======== Record extracts

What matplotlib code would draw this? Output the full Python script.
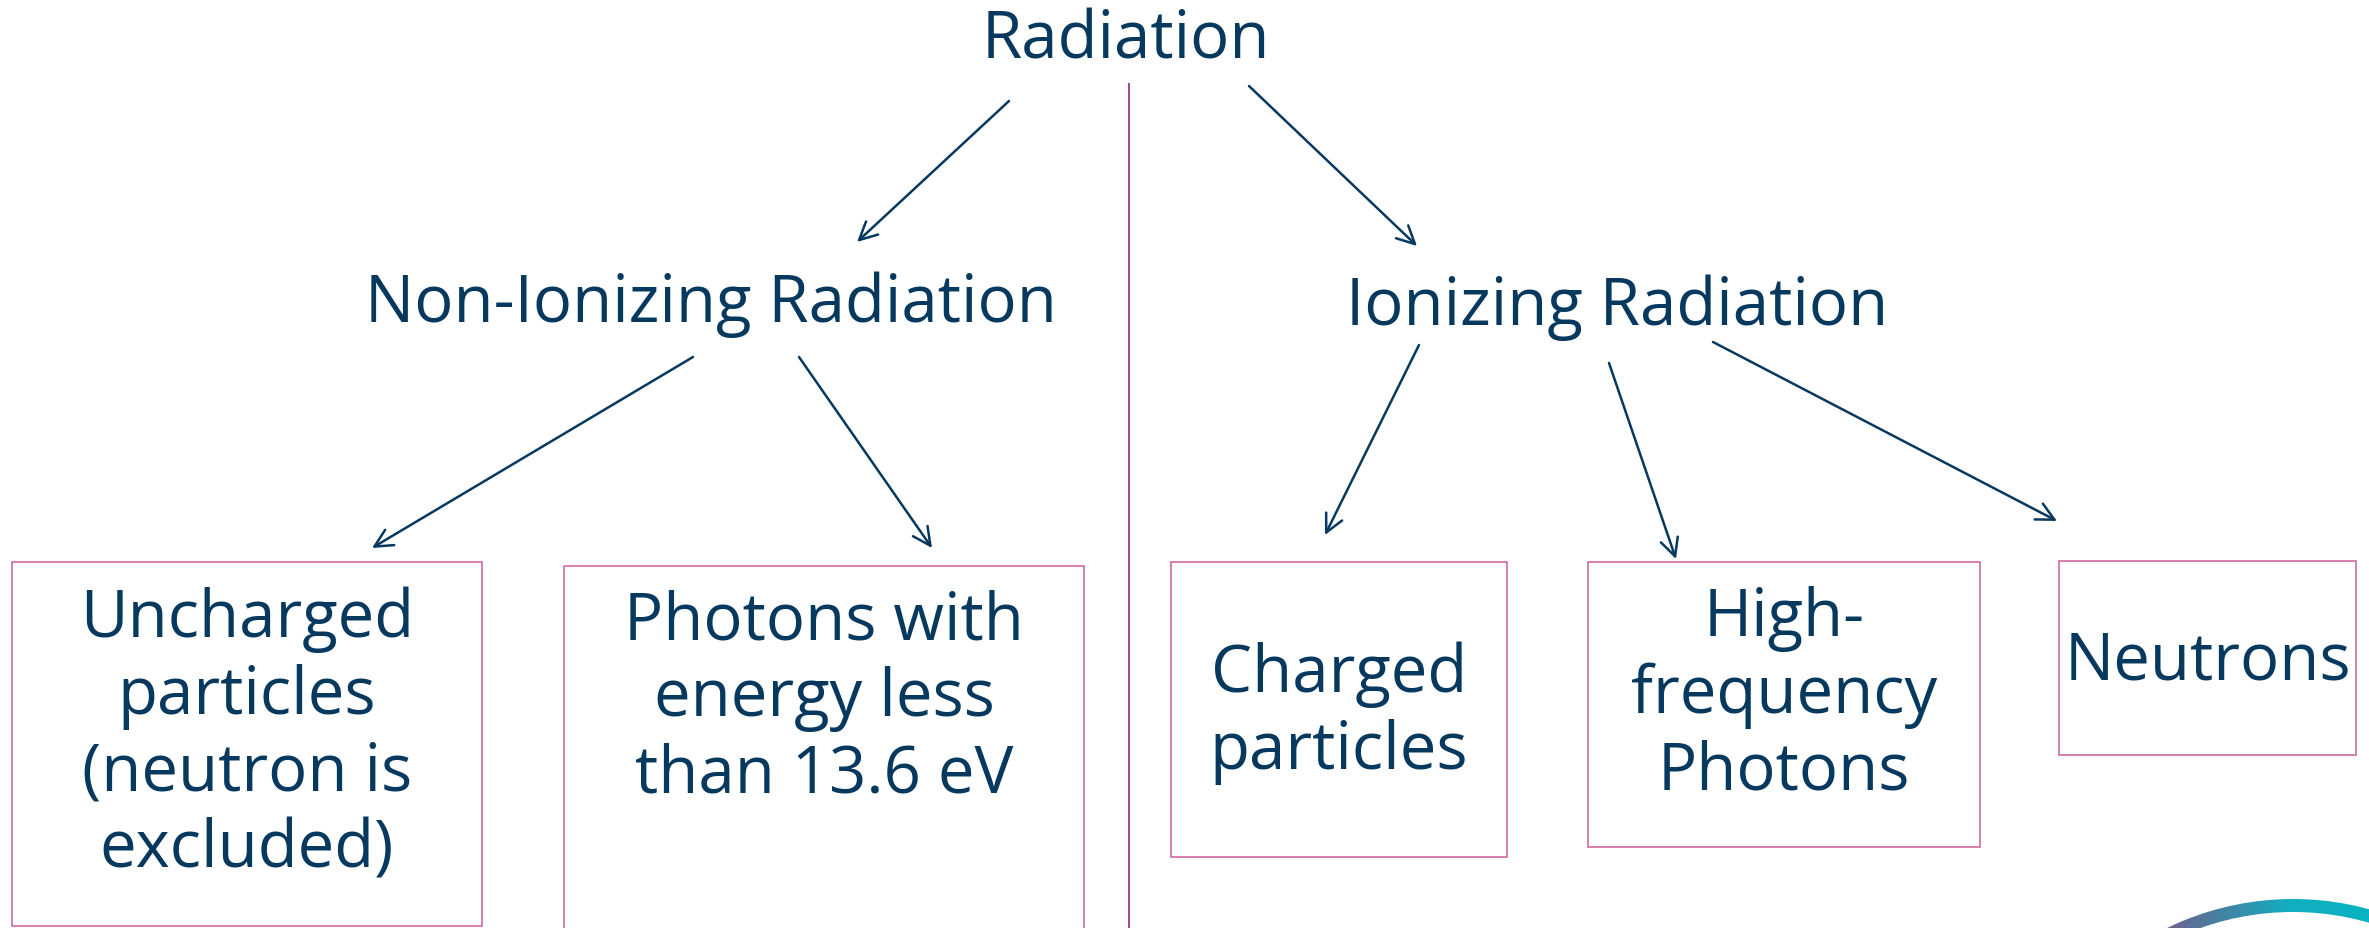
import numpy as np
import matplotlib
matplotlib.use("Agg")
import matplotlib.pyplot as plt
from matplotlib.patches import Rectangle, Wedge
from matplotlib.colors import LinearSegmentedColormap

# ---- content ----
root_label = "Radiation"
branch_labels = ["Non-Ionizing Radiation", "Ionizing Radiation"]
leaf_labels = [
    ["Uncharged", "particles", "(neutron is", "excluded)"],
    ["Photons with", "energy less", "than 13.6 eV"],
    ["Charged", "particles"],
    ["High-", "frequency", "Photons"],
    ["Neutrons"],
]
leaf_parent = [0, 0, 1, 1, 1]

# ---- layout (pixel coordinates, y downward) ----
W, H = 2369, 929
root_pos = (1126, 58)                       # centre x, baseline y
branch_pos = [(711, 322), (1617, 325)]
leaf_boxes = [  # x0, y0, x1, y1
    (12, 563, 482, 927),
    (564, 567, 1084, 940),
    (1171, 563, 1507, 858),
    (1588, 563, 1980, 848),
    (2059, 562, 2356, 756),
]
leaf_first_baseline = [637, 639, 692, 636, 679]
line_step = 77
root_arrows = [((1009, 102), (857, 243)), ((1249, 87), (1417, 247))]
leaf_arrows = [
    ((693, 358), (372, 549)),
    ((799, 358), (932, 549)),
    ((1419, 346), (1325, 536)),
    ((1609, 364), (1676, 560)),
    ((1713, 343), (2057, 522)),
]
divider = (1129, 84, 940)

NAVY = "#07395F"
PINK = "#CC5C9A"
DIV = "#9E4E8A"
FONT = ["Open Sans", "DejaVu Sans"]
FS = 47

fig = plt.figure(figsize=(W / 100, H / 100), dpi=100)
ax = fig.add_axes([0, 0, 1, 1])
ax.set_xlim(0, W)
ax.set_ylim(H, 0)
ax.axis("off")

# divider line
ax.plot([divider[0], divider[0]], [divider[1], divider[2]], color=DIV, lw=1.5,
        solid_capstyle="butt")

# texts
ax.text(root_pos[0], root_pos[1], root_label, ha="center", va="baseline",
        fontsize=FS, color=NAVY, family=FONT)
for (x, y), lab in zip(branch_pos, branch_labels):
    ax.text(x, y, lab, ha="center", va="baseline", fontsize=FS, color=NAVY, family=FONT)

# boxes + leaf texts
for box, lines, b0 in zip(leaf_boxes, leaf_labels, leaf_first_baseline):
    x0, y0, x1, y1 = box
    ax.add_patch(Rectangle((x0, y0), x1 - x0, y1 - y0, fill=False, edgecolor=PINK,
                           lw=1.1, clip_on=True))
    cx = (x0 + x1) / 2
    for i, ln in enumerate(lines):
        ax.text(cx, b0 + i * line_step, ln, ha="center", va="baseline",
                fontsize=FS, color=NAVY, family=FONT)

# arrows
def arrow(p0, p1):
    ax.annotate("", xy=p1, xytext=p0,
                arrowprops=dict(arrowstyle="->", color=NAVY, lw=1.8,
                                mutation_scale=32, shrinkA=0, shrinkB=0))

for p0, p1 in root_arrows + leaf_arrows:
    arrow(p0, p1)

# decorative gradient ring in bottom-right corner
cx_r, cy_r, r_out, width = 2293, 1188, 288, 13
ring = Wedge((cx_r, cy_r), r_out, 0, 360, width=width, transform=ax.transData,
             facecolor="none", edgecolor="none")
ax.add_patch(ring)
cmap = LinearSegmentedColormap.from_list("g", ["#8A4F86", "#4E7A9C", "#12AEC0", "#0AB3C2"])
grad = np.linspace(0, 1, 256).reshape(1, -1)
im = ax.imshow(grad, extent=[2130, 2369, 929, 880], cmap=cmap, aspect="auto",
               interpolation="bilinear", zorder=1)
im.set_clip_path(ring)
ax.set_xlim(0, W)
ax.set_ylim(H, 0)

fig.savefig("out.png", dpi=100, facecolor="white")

================
======== Record extracts

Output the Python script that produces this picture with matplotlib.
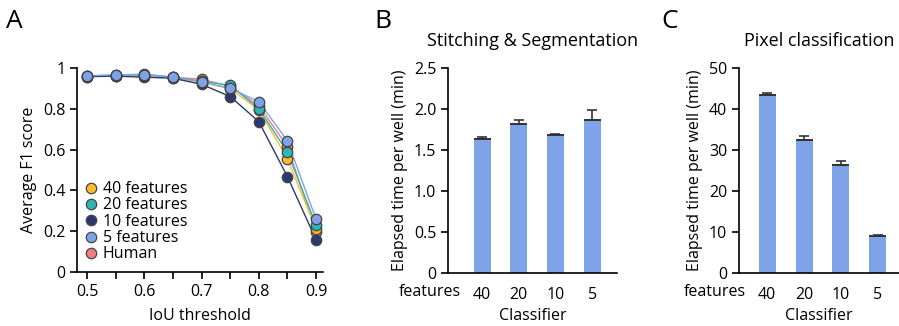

================
======== Record extracts

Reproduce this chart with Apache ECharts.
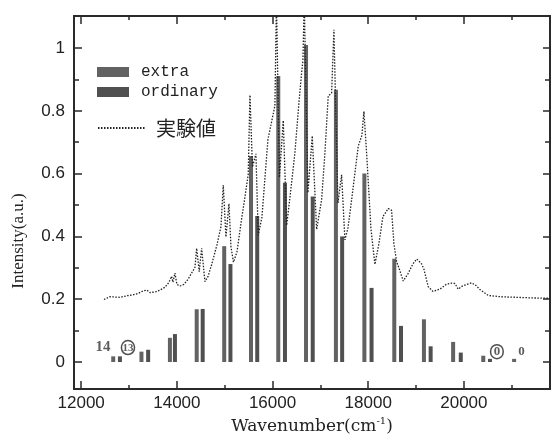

================

## Exercise goal
Do not include pictures. Give again exactly the lines starting at the one with "What matplotlib code" and ending at the one with "leaf_parent = [0, 0, 1, 1, 1]", both included.

## Exercise response
What matplotlib code would draw this? Output the full Python script.
import numpy as np
import matplotlib
matplotlib.use("Agg")
import matplotlib.pyplot as plt
from matplotlib.patches import Rectangle, Wedge
from matplotlib.colors import LinearSegmentedColormap

# ---- content ----
root_label = "Radiation"
branch_labels = ["Non-Ionizing Radiation", "Ionizing Radiation"]
leaf_labels = [
    ["Uncharged", "particles", "(neutron is", "excluded)"],
    ["Photons with", "energy less", "than 13.6 eV"],
    ["Charged", "particles"],
    ["High-", "frequency", "Photons"],
    ["Neutrons"],
]
leaf_parent = [0, 0, 1, 1, 1]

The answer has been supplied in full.